Archambault A40

Development
- Designer: Joubert Nivelt Design
- Location: France
- Year: 2004
- Builder: Archambault Boats
- Role: Cruiser-Racer
- Name: Archambault A40

Boat
- Displacement: 13,669 lb (6,200 kg) (light)
- Draft: 7.91 ft (2.41 m)

Hull
- Type: monohull
- Construction: fibreglass
- LOA: 39.34 ft (11.99 m)
- LWL: 36.91 ft (11.25 m)
- Beam: 12.34 ft (3.76 m)
- Engine: Volvo Penta D1-30 29 hp (22 kW) diesel engine

Hull appendages
- Keel: fin keel
- Ballast: 5,512 lb (2,500 kg)
- Rudder: internally-mounted spade-type rudder

Rig
- Rig type: Bermuda rig
- I foretriangle height: 53.44 ft (16.29 m)
- J foretriangle base: 14.76 ft (4.50 m)
- P mainsail luff: 49.21 ft (15.00 m)
- E mainsail foot: 18.04 ft (5.50 m)

Sails
- Sailplan: fractional rigged sloop
- Mainsail area: 443.87 sq ft (41.237 m^{2})
- Jib/genoa area: 394.39 sq ft (36.640 m^{2})
- Upwind sail area: 838.26 sq ft (77.877 m^{2})

= Archambault A40 =

Sailboat class

The Archambault A40, or Archambault 40, is a French sailboat that was designed by Joubert Nivelt Design as a cruiser-racer and first built in 2004.

==Production==
The design was built by Archambault Boats of Dangé-Saint-Romain, France, starting in 2004, but it is now out of production.

==Design==
The Archambault A40 is a recreational keelboat, built predominantly of fibreglass. It has a fractional sloop rig. The hull has a plumb stem, an open reverse transom, an internally mounted spade-type rudder controlled by a wheel and a fixed fin keel.

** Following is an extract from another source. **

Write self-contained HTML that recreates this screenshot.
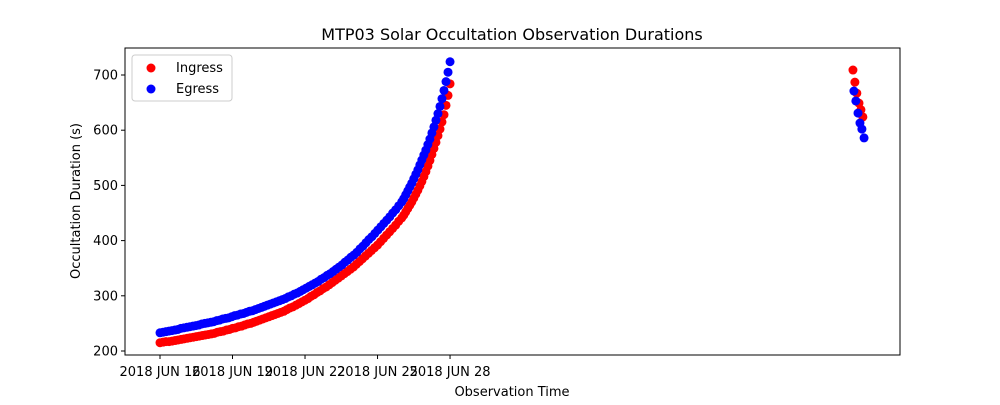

The boat has a draft of 7.91 ft with the standard keel and is fitted with a Swedish Volvo Penta D1-30 diesel engine of 29 hp for docking and manoeuvring.

The design has sleeping accommodation for eight people, with a double "V"-berth in the bow cabin, two straight settees in the main cabin with a drop leaf table and two aft cabins, each with a double berth. The galley is located on the port side just forward of the companionway ladder. The galley is L-shaped and is equipped with a two-burner stove, a 19.8 u.s.gal icebox and a sink. A navigation station is opposite the galley, on the starboard side. The head is located just aft of the bow cabin on the starboard side and has a shower.

For sailing downwind the design may be equipped with a symmetrical spinnaker. It has a hull speed of 8.14 kn.

==Operational history==
A review in Yacht and Boat described sailing the design, "the boat is astonishingly easy to control. The steering does not load up at any time; to a degree, steering is an intellectual exercise, not a tactile one. By that I mean that when Glenn calls “pressure coming” and I wait for the helm to tell me that the boat feels the extra breeze, nothing happens. She simply accelerates in a straight line, with no need to wind off helm. It may be a different story in a sea and with tougher gusts; we had smooth seas, but there is never an acute angle of heel, or sudden lurch that upsets the crew. It's a terrible cliche, but this hull really, really is like a big dinghy."